Jared Leto and Anne Hathaway star in a series that details the rise and fall of WeWork, debuting on Apple TV+.

WeDrowned.

WeCrashed
The first three episodes premiere globally March 18 on Apple TV+. New weekly installments will follow each Friday during its eight-episode season through April 22. I've seen all eight episodes

Startups depend upon two things: (1) a great idea and (2) a great leader.

The 21st Century business world is littered with a lot of great ideas that were dreamed up by lousy leaders, wonderfully creative dreamers who should have turned over their great ideas to boring business people who knew how to make money.

It follows that the 2022 streaming world is littered with a lot of great ideas that go on and on and on, stretched way beyond their creative breaking point and the viewer's tolerance for watching arrogant dreamers portrayed by talented performers.

As it happens, The Dropout, starring Amanda Seyfried, dropped last week on Hulu; this week, WeCrashed, starring Jared Leto and Anne Hathaway, drops on Apple TV+. In between, Super Pumped, starring Joseph Gordon-Levitt, dropped on Showtime. All three follow wonderfully creative dreamers behind companies that achieved multi-billion dollar valuations; all the dreamers' dreams eventually ended up in the hands of others.

Yet, like a slow-motion automobile accident on the other side of the highway, failure can be fascinating to watch. Of these three, I've only seen WeCrashed from start to finish, all eight episodes, and I must say that all the accumulated awfulness has been a drag to binge because I felt like my soul was drowning by the end.
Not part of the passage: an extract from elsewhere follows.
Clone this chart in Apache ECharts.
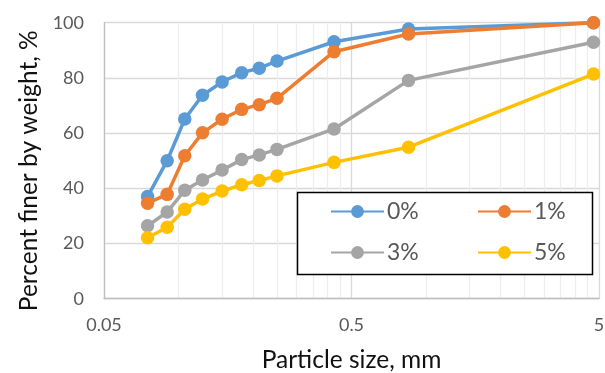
<!DOCTYPE html>
<html>
<head>
<meta charset="utf-8">
<script src="https://cdn.jsdelivr.net/npm/echarts@6/dist/echarts.min.js"></script>
<style>html,body{margin:0;padding:0;background:#fff}#c{width:605px;height:373px}</style>
</head>
<body>
<div id="c"></div>
<script>
var sizes = [0.075, 0.09, 0.106, 0.125, 0.15, 0.18, 0.212, 0.25, 0.425, 0.85, 4.75];
var s0 = [37.0, 50.0, 65.1, 73.7, 78.5, 81.9, 83.5, 86.1, 93.1, 97.7, 100];
var s1 = [34.6, 37.8, 51.8, 60.1, 65.0, 68.6, 70.3, 72.6, 89.5, 95.9, 100];
var s3 = [26.4, 31.4, 39.3, 43.0, 46.6, 50.4, 52.1, 54.1, 61.5, 79.1, 92.9];
var s5 = [22.1, 25.9, 32.4, 36.1, 39.0, 41.3, 42.8, 44.5, 49.4, 54.9, 81.4];
var seriesNames = ['0%', '1%', '3%', '5%'];
var xTickLabels = [0.05, 0.5, 5];
var xGridValues = [0.05, 0.1, 0.15, 0.2, 0.25, 0.3, 0.35, 0.4, 0.45, 0.5, 1, 1.5, 2, 2.5, 3, 3.5, 4, 4.5, 5];

var colors = ['#5B9BD5', '#ED7D31', '#A5A5A5', '#FFC000'];
var allData = [s0, s1, s3, s5];
var FONT = 'Lato';

function pairs(arr) { return sizes.map(function (x, i) { return [x, arr[i]]; }); }

var series = seriesNames.map(function (n, k) {
  return {
    name: n, type: 'line', data: pairs(allData[k]),
    symbol: 'circle', symbolSize: 13.5, showSymbol: true,
    lineStyle: { width: 3.5, color: colors[k] },
    itemStyle: { color: colors[k] },
    z: 2 + k * 0.01
  };
});

var legendPos = [[330, 200], [477, 200], [330, 241], [477, 241]];
var legends = seriesNames.map(function (n, k) {
  return {
    data: [n], left: legendPos[k][0], top: legendPos[k][1], padding: 0,
    itemWidth: 53, itemHeight: 16, itemGap: 0,
    textStyle: { fontFamily: FONT, fontSize: 23, color: '#595959', padding: [0, 0, 0, -2] },
    z: 10
  };
});

var majMin = ['#D9D9D9', '#EDEDED', '#EDEDED', '#EDEDED', '#EDEDED', '#EDEDED', '#EDEDED', '#EDEDED', '#EDEDED'];

var chart = echarts.init(document.getElementById('c'), null, { renderer: 'canvas' });
chart.setOption({
  animation: false,
  backgroundColor: '#fff',
  grid: { left: 104, right: 6, top: 22.7, bottom: 74.3, containLabel: false, outerBoundsMode: 'none' },
  xAxis: {
    type: 'log', logBase: 10, min: 0.05, max: 5,
    name: 'Particle size, mm', nameLocation: 'middle', nameGap: 49,
    nameTextStyle: { fontFamily: FONT, fontSize: 24.5, color: '#111' },
    axisLine: { show: true, lineStyle: { color: '#BFBFBF', width: 1.3 } },
    axisTick: { show: false, customValues: xGridValues },
    axisLabel: { customValues: xTickLabels, fontFamily: FONT, fontSize: 18, color: '#595959', margin: 17,
      formatter: function (v) { return String(+v.toPrecision(3)); } },
    splitLine: { show: true, lineStyle: { color: majMin, width: 1.3 } },
    minorSplitLine: { show: false }
  },
  yAxis: {
    type: 'value', min: 0, max: 100, interval: 20,
    name: 'Percent finer by weight, %', nameLocation: 'middle', nameGap: 54, nameRotate: 90,
    nameTextStyle: { fontFamily: FONT, fontSize: 24.5, color: '#111', padding: [0, 20, 0, 0] },
    axisLine: { show: true, lineStyle: { color: '#BFBFBF', width: 1.3 } },
    axisTick: { show: false },
    axisLabel: { fontFamily: FONT, fontSize: 18, color: '#595959', margin: 20 },
    splitLine: { show: true, lineStyle: { color: '#D9D9D9', width: 1.3 } }
  },
  legend: legends,
  graphic: [{
    type: 'rect', z: 8, shape: { x: 297.5, y: 192.5, width: 295, height: 82 },
    style: { fill: '#fff', stroke: '#000', lineWidth: 1.5 }
  }],
  series: series
});
</script>
</body>
</html>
Only the first three episodes are available, and that's a good thing. The first two showcase Jared Leto as Adam, a human idea generator from Israel, as he meets Anne Hathaway as Rebekah, an aspiring actress. Immediately smitten, Adam doggedly pursues Rebekah until she succumbs to his sweet persistence.

As a parallel, intertwining story, Adam meets Miguel (Kyle Marvin), a young architect, who helps Adam with a crazy idea about leasing office space and transforming it into a vision for a worldwide community. Together with Rebekah, they begin laying the building blocks for a company that will storm the stodgy old financial markets, roil Wall Street, and sell investors on the idea that their company, WeWork, will somehow turn a profit on the magnificence of their dream and more money, more money, more money.

Leto and Hathaway are wonderfully magnetic together. On his own, Leto is a powerful and charming figure as the fast-talking Adam; he is the consummate salesman. Hathaway is also great as the equally arrogant Rebekah. Both are blind to their own aggressively inflated view of their own personal superiority to every other person on the entire planet, certain that any problems they encounter are due to the puny thinking of puny people.

Created by Drew Crevello and Lee Isenberg from a podcast, WeCrashed goes long on the idea that watching two infuriatingly self-involved yet eminently attractive people, portrayed by two very talented actors, is an intrinsically compelling proposition. The challenge here is that blowing up the story, the main points of which were persuasively covered in less than two hours in Jed Rothstein's documentary WeWork: or, The Making and Breaking of a $47 Billion Unicorn -- now streaming on Hulu -- into a series that stretches over nearly eight hours doesn't bring much more to the story.

It does, however, allow for extravagantly-enacted recreations of lovely sets, impressive production design and exquisite costuming throughout, and the luxury of enjoying two immersive performances at length. Your mileage may vary.